Educate Your Ears: Inner Tongue

Vienna-based musician Inner Tongue has just released the effortlessly cool ‘Next Life’ and its accompanying video. The second track, taken from Inner Tongue’s debut album ‘Favours’ – out now on Mount Silver Records/Caroline International – follows the album’s critically acclaimed lead single ‘Teeth’. Directed by Tobias Pichler, the video is a stylised vortex of an online world, shrouded in a polished pastel gradient. “After hearing the song for the first time, I was drawn to its effortless mood and immediately fell for the emotion it conveys,” says Tobias. “After talking to Inner Tongue as well as Lucas Riccabona, frequent collaborator and co-director, it felt like the right thing to go for a significant virtual feel that especially our generation can relate to.”

“In the video, I’m drawn into a dream world, only to be slightly distracted by Instagram notifications, bird noises and other real life things,” says Inner Tongue. “The video is a illustration of the global climate right now, showing the different levels of reality: the harsh reality with the dream state and beautiful qualities that the dream state holds. But at the same time the dream bleeds over to the reality…. or maybe reality bleeds into the dream, who knows!” – Inner Tongue

With elements that at times recall James Blake, Childish Gambino and Frank Ocean, ‘Favours’ boasts delicacy and astonishing depth. As well as that, Inner Tongue combines the lightness of touch that distinguishes Death Cab For Cutie, the heartfelt perfection found in Sohn’s sonic realms, and the intuition evident in Chet Faker. Artists including Mercury Prize nominated Ghostpoet, Everything Everything and German wunderkind Get Well Soon have invited Inner Tongue to support them on European tours.

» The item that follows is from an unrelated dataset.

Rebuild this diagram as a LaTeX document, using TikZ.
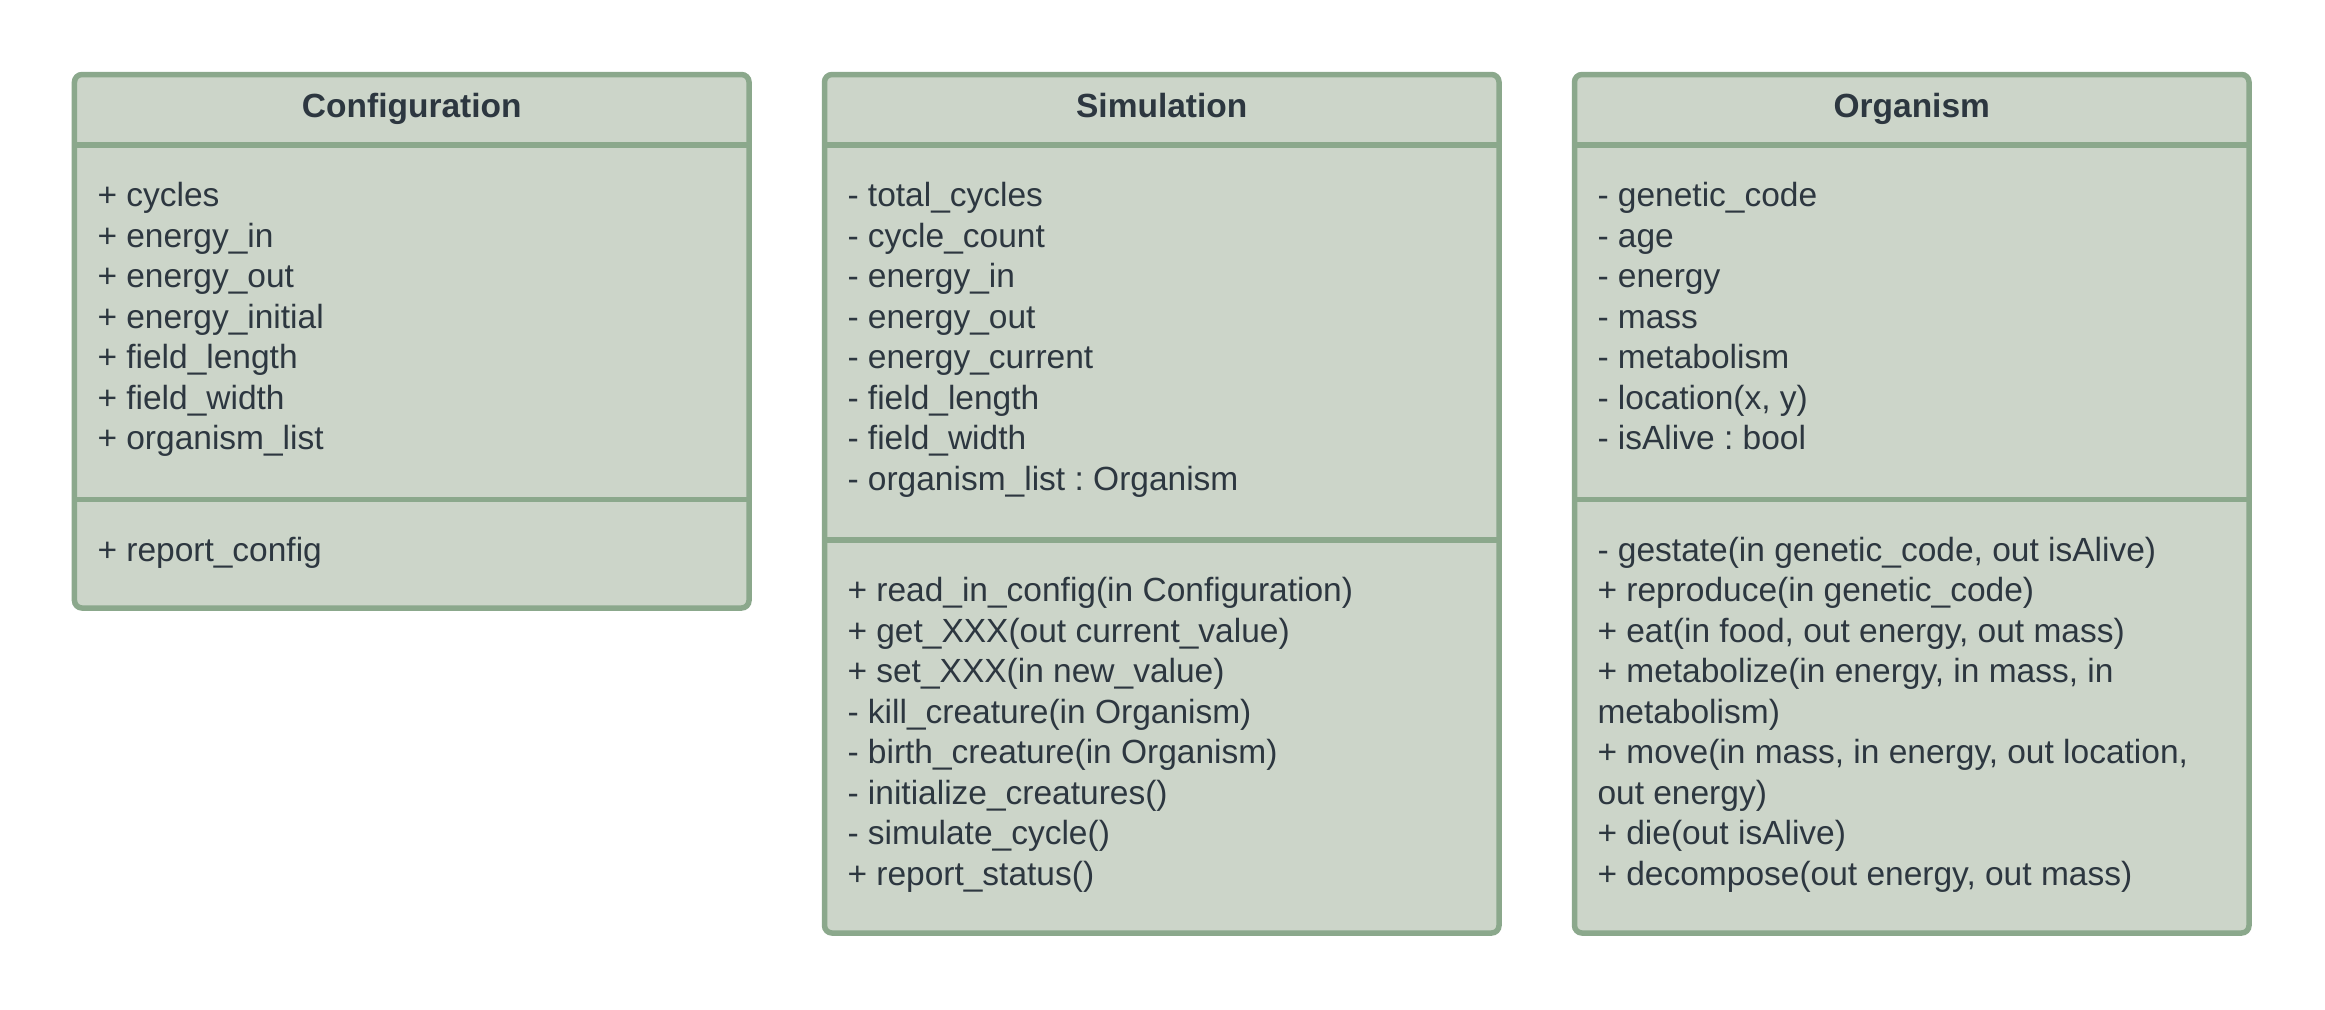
\documentclass[tikz,border=0pt]{standalone}
\usepackage{fontspec}
\setmainfont{Liberation Sans}
\usepackage{xcolor}
\usepackage{tikz}
\definecolor{boxfill}{RGB}{204,213,201}
\definecolor{boxline}{RGB}{139,168,140}
\definecolor{boxtext}{RGB}{45,55,64}
\frenchspacing

\begin{document}
\begin{tikzpicture}[x=0.4pt, y=-0.4pt]
\tikzstyle{classbox}=[rectangle, draw=boxline, fill=boxfill, line width=2.2pt, rounded corners=3pt, inner sep=0pt, minimum width=269.8pt]
\tikzstyle{sepline}=[draw=boxline, line width=2.2pt]
\tikzstyle{title}=[anchor=base, inner sep=0pt, text=boxtext, font=\fontsize{13.4}{16}\selectfont\bfseries]
\tikzstyle{member}=[anchor=base west, inner sep=0pt, text=boxtext, font=\fontsize{13.4}{16}\selectfont]
\useasboundingbox (0,0) rectangle (2325,1009);

% class boxes
\node[classbox, minimum height=213.4pt] (config) at (411.75,341.25) {};
\node[classbox, minimum height=343.4pt] (sim) at (1161.75,503.75) {};
\node[classbox, minimum height=343.4pt] (org) at (1911.75,503.75) {};

% compartments
\draw[sepline] (74.5,145) -- (749,145);
\draw[sepline] (74.5,499.5) -- (749,499.5);
\draw[sepline] (824.5,145) -- (1499,145);
\draw[sepline] (824.5,540) -- (1499,540);
\draw[sepline] (1574.5,145) -- (2249,145);
\draw[sepline] (1574.5,499.5) -- (2249,499.5);

% titles
\node[title] (configname) at (411.75,117.7) {Configuration};
\node[title] (simname) at (1161.75,117.7) {Simulation};
\node[title] (orgname) at (1911.75,117.7) {Organism};

% Configuration
\foreach \txt [count=\i] in {+ cycles, + energy\_in, + energy\_out, + energy\_initial, + field\_length, + field\_width, + organism\_list}
  \node[member] (configattr\i) at (97,{206.7+(\i-1)*40.5}) {\txt};
\node[member] (configop1) at (97,561) {+ report\_config};

% Simulation
\foreach \txt [count=\i] in {- total\_cycles, - cycle\_count, - energy\_in, - energy\_out, - energy\_current, - field\_length, - field\_width, - organism\_list : Organism}
  \node[member] (simattr\i) at (847,{206.7+(\i-1)*40.5}) {\txt};
\foreach \txt [count=\i] in {+ read\_in\_config(in Configuration), + get\_XXX(out current\_value), + set\_XXX(in new\_value), - kill\_creature(in Organism), - birth\_creature(in Organism), - initialize\_creatures(), - simulate\_cycle(), + report\_status()}
  \node[member] (simop\i) at (847,{601.5+(\i-1)*40.5}) {\txt};

% Organism
\foreach \txt [count=\i] in {- genetic\_code, - age, - energy, - mass, - metabolism, {- location(x, y)}, - isAlive : bool}
  \node[member] (orgattr\i) at (1597,{206.7+(\i-1)*40.5}) {\txt};
\foreach \txt [count=\i] in {{- gestate(in genetic\_code, out isAlive)}, + reproduce(in genetic\_code), {+ eat(in food, out energy, out mass)}, {+ metabolize(in energy, in mass, in}, metabolism), {+ move(in mass, in energy, out location,}, out energy), + die(out isAlive), {+ decompose(out energy, out mass)}}
  \node[member] (orgop\i) at (1597,{561+(\i-1)*40.5}) {\txt};

\end{tikzpicture}
\end{document}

The story behind ‘Favours’, and the reason it sounds the way it does, is a remarkable one. In 2013 Inner Tongue was diagnosed with a rare vocal-cord disorder so severe that only a handful of specialists throughout the entire world were capable of treating it. The resulting surgery left him, for a time, unable to talk. The months that followed his operation were emotionally and physically shattering, but he eventually began composing again. Singing was out of the question, “so I decided to modify my musical focus temporarily by writing songs which could produce a melodic tension without vocals, but which featured the traits of forward-looking pop music. It was as if someone had pressed a reset button on the musical identity I had of myself.”